# Prompt:
Skip the pictures and repeat each line of the data exactly.

◇ ◇ ◇ ◇

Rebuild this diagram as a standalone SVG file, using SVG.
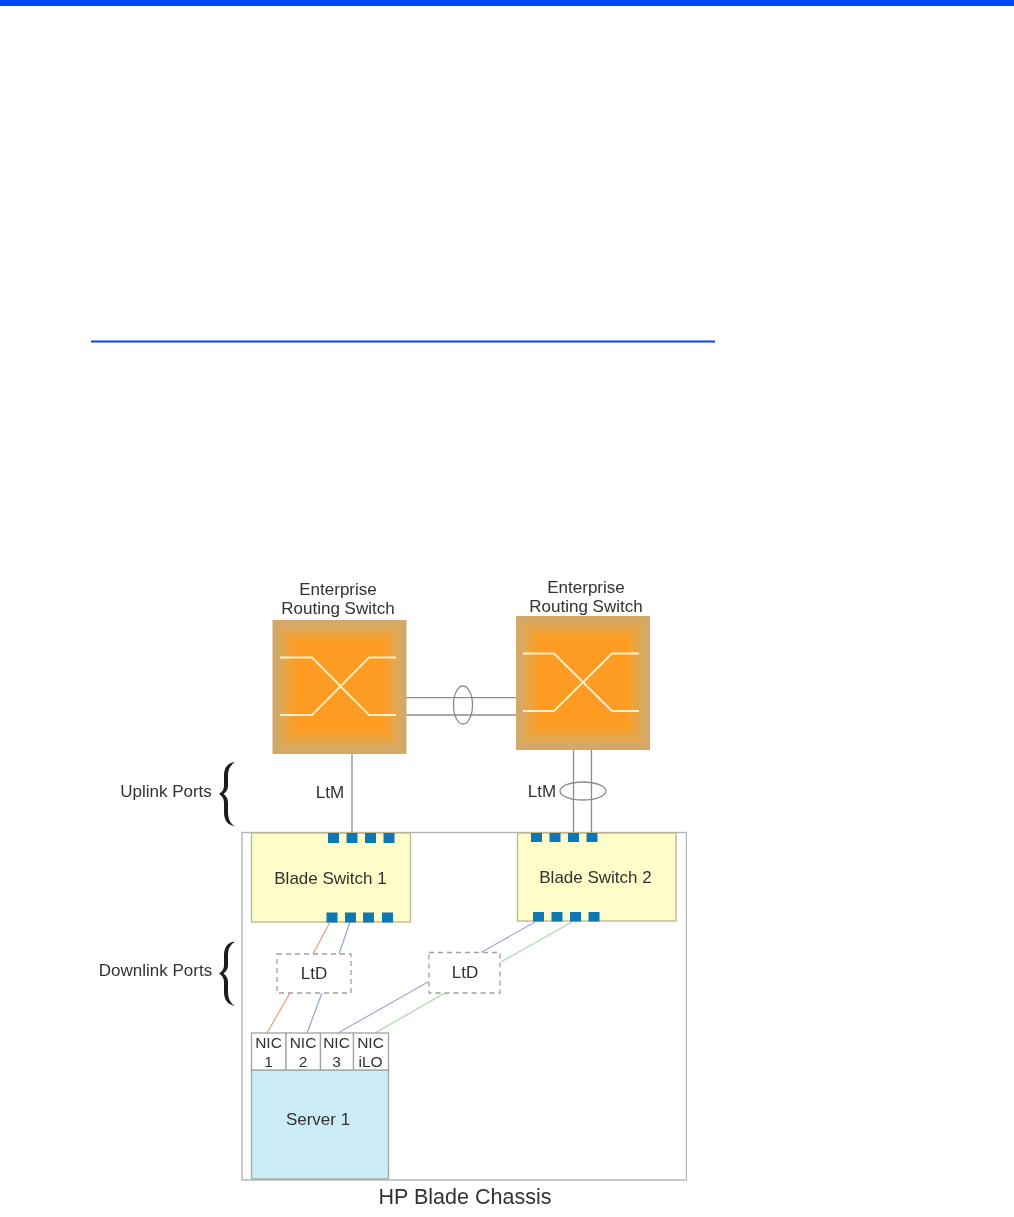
<svg xmlns="http://www.w3.org/2000/svg" width="1014" height="1217" viewBox="0 0 1014 1217">
<style>
text{font-family:"Liberation Sans",Arial,sans-serif;font-size:17px;fill:#333;text-anchor:middle}
.nt{font-size:15.500px}
.o0{fill:#d4a968}.o1{fill:#dca85c}.o2{fill:#e5a64c}.o3{fill:#eea33c}.o4{fill:#f69f2c}.o5{fill:#fd9b20}
.x{fill:none;stroke:#fff0cc;stroke-width:1.800}
.g{fill:none;stroke:#8c8c8c;stroke-width:1.300}
.blade{fill:#fefcc8;stroke:#b9b78e;stroke-width:1.300}
.port{fill:#0a78b4}
.ltd{fill:#fff;stroke:#a0a0a0;stroke-width:1.300;stroke-dasharray:5 4}
.nic{fill:#fff;stroke:#a0a4a4;stroke-width:1.300}
.c{fill:none;stroke-width:1.200}
.brace{fill:#1a1a1a}
</style>
<defs>
<filter id="soft" x="0" y="0" width="100%" height="100%"><feGaussianBlur stdDeviation="0.35"/></filter>
<path id="br" d="M235 762C228 763 224 767 224 776V785C224 790 222 792 219 794C222 796 224 798 224 803V812C224 821 228 825 235 826.500C231 824 228 820 228 812V803C228 798 226 796 223.500 794C226 792 228 790 228 785V776C228 768 231 765 235 762Z"/>
</defs>
<rect width="1014" height="1217" fill="#fff"/>
<rect x="0" y="0" width="1014" height="6" fill="#0047f5"/>
<rect x="91" y="340.500" width="624" height="2" fill="#0047f5"/>

<g filter="url(#soft)">
<g id="chassis">
<rect x="242" y="832.500" width="444.500" height="347.500" fill="#fff" stroke="#b4b4b4" stroke-width="1.400"/>
<text x="465" y="1204" style="font-size:21.500px">HP Blade Chassis</text>
</g>

<g id="connectors">
<path class="g" d="M406 697.700H516M406 715H516"/>
<path class="g" d="M352 754V832M573.500 750V832M591.500 750V832"/>
<ellipse class="g" cx="463" cy="705" rx="9.500" ry="19"/>
<ellipse class="g" cx="583" cy="791" rx="23" ry="9"/>
<path class="c" stroke="#e39a84" d="M330 922L313 954M290 993L267 1033"/>
<path class="c" stroke="#8ea6d0" d="M350 922L339 954M322 993L307 1033"/>
<path class="c" stroke="#a5a6d6" d="M535 922L480 953M428 982L338 1033"/>
<path class="c" stroke="#a9d6a8" d="M572 922L501 962M445 993L375 1033"/>
</g>

<g id="switch1">
<rect class="o0" x="272.500" y="620" width="134" height="134"/>
<rect class="o1" x="278.500" y="626" width="122" height="122"/>
<rect class="o2" x="282.500" y="630" width="114" height="114"/>
<rect class="o3" x="286.500" y="634" width="106" height="106"/>
<rect class="o4" x="290.500" y="638" width="98" height="98"/>
<rect class="o5" x="294.500" y="642" width="90" height="90"/>
<path class="x" d="M280 657.500H312L369 715H396M280 715H312L369 657.500H396"/>
<text x="338" y="595">Enterprise</text>
<text x="338" y="614">Routing Switch</text>
</g>
<g id="switch2">
<rect class="o0" x="516" y="616" width="134" height="134"/>
<rect class="o1" x="522" y="622" width="122" height="122"/>
<rect class="o2" x="526" y="626" width="114" height="114"/>
<rect class="o3" x="530" y="630" width="106" height="106"/>
<rect class="o4" x="534" y="634" width="98" height="98"/>
<rect class="o5" x="538" y="638" width="90" height="90"/>
<path class="x" d="M523 653.500H554L612 711H639M523 711H554L612 653.500H639"/>
<text x="586" y="593">Enterprise</text>
<text x="586" y="612">Routing Switch</text>
</g>

<g id="blade1">
<rect class="blade" x="251.500" y="833" width="159" height="89"/>
<rect class="port" x="328" y="833" width="11" height="10"/><rect class="port" x="346.500" y="833" width="11" height="10"/><rect class="port" x="365" y="833" width="11" height="10"/><rect class="port" x="383.500" y="833" width="11" height="10"/>
<rect class="port" x="326.500" y="912.500" width="11" height="10"/><rect class="port" x="345" y="912.500" width="11" height="10"/><rect class="port" x="363" y="912.500" width="11" height="10"/><rect class="port" x="382" y="912.500" width="11" height="10"/>
<text x="330.500" y="884">Blade Switch 1</text>
</g>
<g id="blade2">
<rect class="blade" x="517.500" y="833" width="158.500" height="88"/>
<rect class="port" x="531" y="833" width="11" height="9"/><rect class="port" x="549.500" y="833" width="11" height="9"/><rect class="port" x="568" y="833" width="11" height="9"/><rect class="port" x="586.500" y="833" width="11" height="9"/>
<rect class="port" x="533" y="912" width="11" height="9.500"/><rect class="port" x="551.500" y="912" width="11" height="9.500"/><rect class="port" x="570" y="912" width="11" height="9.500"/><rect class="port" x="588.500" y="912" width="11" height="9.500"/>
<text x="595.500" y="883">Blade Switch 2</text>
</g>

<g id="ltd1">
<rect class="ltd" x="277" y="954" width="74" height="39"/>
<text x="314" y="979">LtD</text>
</g>
<g id="ltd2">
<rect class="ltd" x="429" y="952.500" width="71" height="40.500"/>
<text x="465" y="978">LtD</text>
</g>

<g id="server1">
<rect x="251.500" y="1070" width="137" height="109" fill="#cbebf5" stroke="#a0a4a4" stroke-width="1.300"/>
<rect class="nic" x="251.500" y="1033" width="34.500" height="37"/>
<rect class="nic" x="286" y="1033" width="34.500" height="37"/>
<rect class="nic" x="320.500" y="1033" width="33" height="37"/>
<rect class="nic" x="353.500" y="1033" width="35" height="37"/>
<text class="nt" x="268.500" y="1048">NIC</text><text class="nt" x="268.500" y="1067">1</text>
<text class="nt" x="303" y="1048">NIC</text><text class="nt" x="303" y="1067">2</text>
<text class="nt" x="336.500" y="1048">NIC</text><text class="nt" x="336.500" y="1067">3</text>
<text class="nt" x="370.500" y="1048">NIC</text><text class="nt" x="370.500" y="1067">iLO</text>
<text x="318" y="1125">Server 1</text>
</g>

<g id="labels">
<text x="330" y="798">LtM</text>
<text x="542" y="797">LtM</text>
<text x="166" y="797">Uplink Ports</text>
<text x="155.500" y="976">Downlink Ports</text>
<use href="#br" class="brace"/>
<use href="#br" class="brace" y="179.500"/>
</g>
</g>
</svg>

◇ ◇ ◇ ◇

# Exercise output:
Rebuild this diagram as a standalone SVG file, using SVG.
<svg xmlns="http://www.w3.org/2000/svg" width="1014" height="1217" viewBox="0 0 1014 1217">
<style>
text{font-family:"Liberation Sans",Arial,sans-serif;font-size:17px;fill:#333;text-anchor:middle}
.nt{font-size:15.500px}
.o0{fill:#d4a968}.o1{fill:#dca85c}.o2{fill:#e5a64c}.o3{fill:#eea33c}.o4{fill:#f69f2c}.o5{fill:#fd9b20}
.x{fill:none;stroke:#fff0cc;stroke-width:1.800}
.g{fill:none;stroke:#8c8c8c;stroke-width:1.300}
.blade{fill:#fefcc8;stroke:#b9b78e;stroke-width:1.300}
.port{fill:#0a78b4}
.ltd{fill:#fff;stroke:#a0a0a0;stroke-width:1.300;stroke-dasharray:5 4}
.nic{fill:#fff;stroke:#a0a4a4;stroke-width:1.300}
.c{fill:none;stroke-width:1.200}
.brace{fill:#1a1a1a}
</style>
<defs>
<filter id="soft" x="0" y="0" width="100%" height="100%"><feGaussianBlur stdDeviation="0.35"/></filter>
<path id="br" d="M235 762C228 763 224 767 224 776V785C224 790 222 792 219 794C222 796 224 798 224 803V812C224 821 228 825 235 826.500C231 824 228 820 228 812V803C228 798 226 796 223.500 794C226 792 228 790 228 785V776C228 768 231 765 235 762Z"/>
</defs>
<rect width="1014" height="1217" fill="#fff"/>
<rect x="0" y="0" width="1014" height="6" fill="#0047f5"/>
<rect x="91" y="340.500" width="624" height="2" fill="#0047f5"/>

<g filter="url(#soft)">
<g id="chassis">
<rect x="242" y="832.500" width="444.500" height="347.500" fill="#fff" stroke="#b4b4b4" stroke-width="1.400"/>
<text x="465" y="1204" style="font-size:21.500px">HP Blade Chassis</text>
</g>

<g id="connectors">
<path class="g" d="M406 697.700H516M406 715H516"/>
<path class="g" d="M352 754V832M573.500 750V832M591.500 750V832"/>
<ellipse class="g" cx="463" cy="705" rx="9.500" ry="19"/>
<ellipse class="g" cx="583" cy="791" rx="23" ry="9"/>
<path class="c" stroke="#e39a84" d="M330 922L313 954M290 993L267 1033"/>
<path class="c" stroke="#8ea6d0" d="M350 922L339 954M322 993L307 1033"/>
<path class="c" stroke="#a5a6d6" d="M535 922L480 953M428 982L338 1033"/>
<path class="c" stroke="#a9d6a8" d="M572 922L501 962M445 993L375 1033"/>
</g>

<g id="switch1">
<rect class="o0" x="272.500" y="620" width="134" height="134"/>
<rect class="o1" x="278.500" y="626" width="122" height="122"/>
<rect class="o2" x="282.500" y="630" width="114" height="114"/>
<rect class="o3" x="286.500" y="634" width="106" height="106"/>
<rect class="o4" x="290.500" y="638" width="98" height="98"/>
<rect class="o5" x="294.500" y="642" width="90" height="90"/>
<path class="x" d="M280 657.500H312L369 715H396M280 715H312L369 657.500H396"/>
<text x="338" y="595">Enterprise</text>
<text x="338" y="614">Routing Switch</text>
</g>
<g id="switch2">
<rect class="o0" x="516" y="616" width="134" height="134"/>
<rect class="o1" x="522" y="622" width="122" height="122"/>
<rect class="o2" x="526" y="626" width="114" height="114"/>
<rect class="o3" x="530" y="630" width="106" height="106"/>
<rect class="o4" x="534" y="634" width="98" height="98"/>
<rect class="o5" x="538" y="638" width="90" height="90"/>
<path class="x" d="M523 653.500H554L612 711H639M523 711H554L612 653.500H639"/>
<text x="586" y="593">Enterprise</text>
<text x="586" y="612">Routing Switch</text>
</g>

<g id="blade1">
<rect class="blade" x="251.500" y="833" width="159" height="89"/>
<rect class="port" x="328" y="833" width="11" height="10"/><rect class="port" x="346.500" y="833" width="11" height="10"/><rect class="port" x="365" y="833" width="11" height="10"/><rect class="port" x="383.500" y="833" width="11" height="10"/>
<rect class="port" x="326.500" y="912.500" width="11" height="10"/><rect class="port" x="345" y="912.500" width="11" height="10"/><rect class="port" x="363" y="912.500" width="11" height="10"/><rect class="port" x="382" y="912.500" width="11" height="10"/>
<text x="330.500" y="884">Blade Switch 1</text>
</g>
<g id="blade2">
<rect class="blade" x="517.500" y="833" width="158.500" height="88"/>
<rect class="port" x="531" y="833" width="11" height="9"/><rect class="port" x="549.500" y="833" width="11" height="9"/><rect class="port" x="568" y="833" width="11" height="9"/><rect class="port" x="586.500" y="833" width="11" height="9"/>
<rect class="port" x="533" y="912" width="11" height="9.500"/><rect class="port" x="551.500" y="912" width="11" height="9.500"/><rect class="port" x="570" y="912" width="11" height="9.500"/><rect class="port" x="588.500" y="912" width="11" height="9.500"/>
<text x="595.500" y="883">Blade Switch 2</text>
</g>

<g id="ltd1">
<rect class="ltd" x="277" y="954" width="74" height="39"/>
<text x="314" y="979">LtD</text>
</g>
<g id="ltd2">
<rect class="ltd" x="429" y="952.500" width="71" height="40.500"/>
<text x="465" y="978">LtD</text>
</g>

<g id="server1">
<rect x="251.500" y="1070" width="137" height="109" fill="#cbebf5" stroke="#a0a4a4" stroke-width="1.300"/>
<rect class="nic" x="251.500" y="1033" width="34.500" height="37"/>
<rect class="nic" x="286" y="1033" width="34.500" height="37"/>
<rect class="nic" x="320.500" y="1033" width="33" height="37"/>
<rect class="nic" x="353.500" y="1033" width="35" height="37"/>
<text class="nt" x="268.500" y="1048">NIC</text><text class="nt" x="268.500" y="1067">1</text>
<text class="nt" x="303" y="1048">NIC</text><text class="nt" x="303" y="1067">2</text>
<text class="nt" x="336.500" y="1048">NIC</text><text class="nt" x="336.500" y="1067">3</text>
<text class="nt" x="370.500" y="1048">NIC</text><text class="nt" x="370.500" y="1067">iLO</text>
<text x="318" y="1125">Server 1</text>
</g>

<g id="labels">
<text x="330" y="798">LtM</text>
<text x="542" y="797">LtM</text>
<text x="166" y="797">Uplink Ports</text>
<text x="155.500" y="976">Downlink Ports</text>
<use href="#br" class="brace"/>
<use href="#br" class="brace" y="179.500"/>
</g>
</g>
</svg>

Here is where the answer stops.